Here’s a sample question used to illustrate the point:
** ( Jack ) => ( Anne ) => ( George )
**
**Jack is looking at Anne, but Anne is looking at George. Jack is married, but George is not. Is a married person looking at an umarried person?
**
**(A) Yes (B) No © Cannot be determined
**
The correct logical answer is (A) Yes, because Anne is the unknown factor and has only two states: either she’s married, or she’s not. If she is married, then the statement is true because she’s looking at George (unmarried). If she is NOT married, the statement is still true because Jack (married) is looking at her.
Over 80% of people tested choose ©, because they “lazily” think that the question boils down to whether or not Anne is married (which is the case), which is not given in the problem, and see the available option of “Don’t Know/Can’t Tell” which fits in with their first conclusion, so voila. If the © option is removed from the question, then people get the question right. This tendency to “think it through” over “picking the obvious answer” is only weakly correlated with IQ.

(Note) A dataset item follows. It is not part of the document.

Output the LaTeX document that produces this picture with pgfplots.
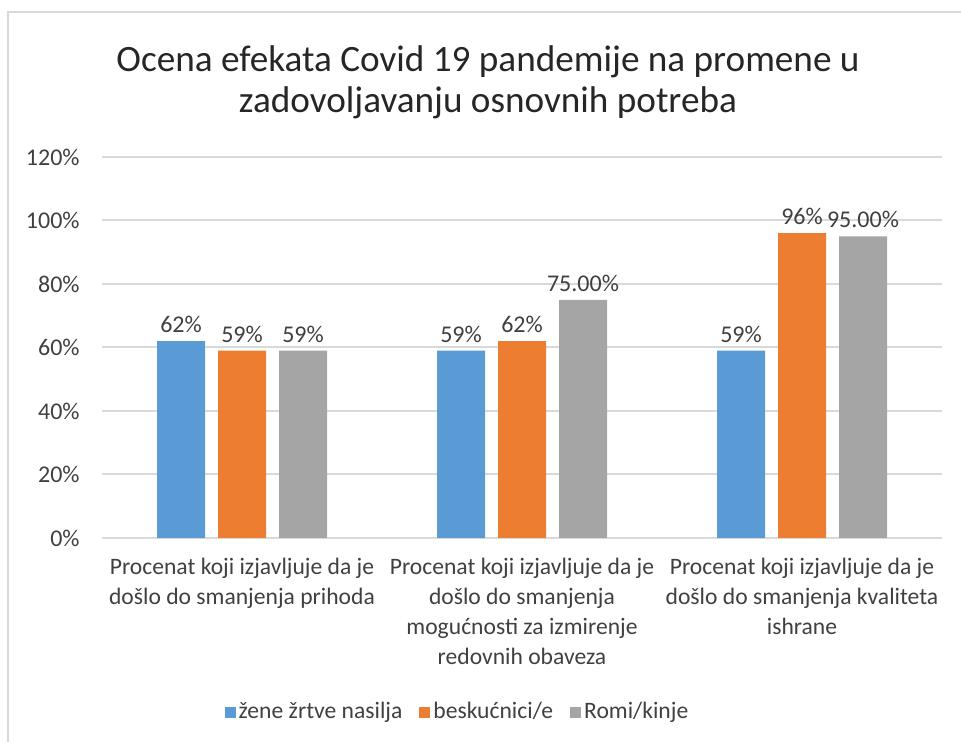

The author of the article (Keith E. Stanovich, professor of human development and applied psychology at the University of Toronto) also recently wrote a full book on the topic, What Intelligence Tests Miss: The Psychology of Rational Thought (Yale University Press, 2009), which I am going to pick up soon.
The major reason for this is that there are legal protections afforded to those of low intelligence (as measured by IQ tests), and so it’s important to identify them and offer those protections. There’s no special legal status for high intelligence, so it’s really not as important to identify.
138: Stanford-Binet, age 5.
142: full-scale WISC-III, age 9.
I’m not exactly sure whether it was 134 or 136. I took a test in fourth grade to make sure I still qualified for CLUE. I’m guessing I must have taken one before that to qualify in the first place because I attended from second to sixth grade.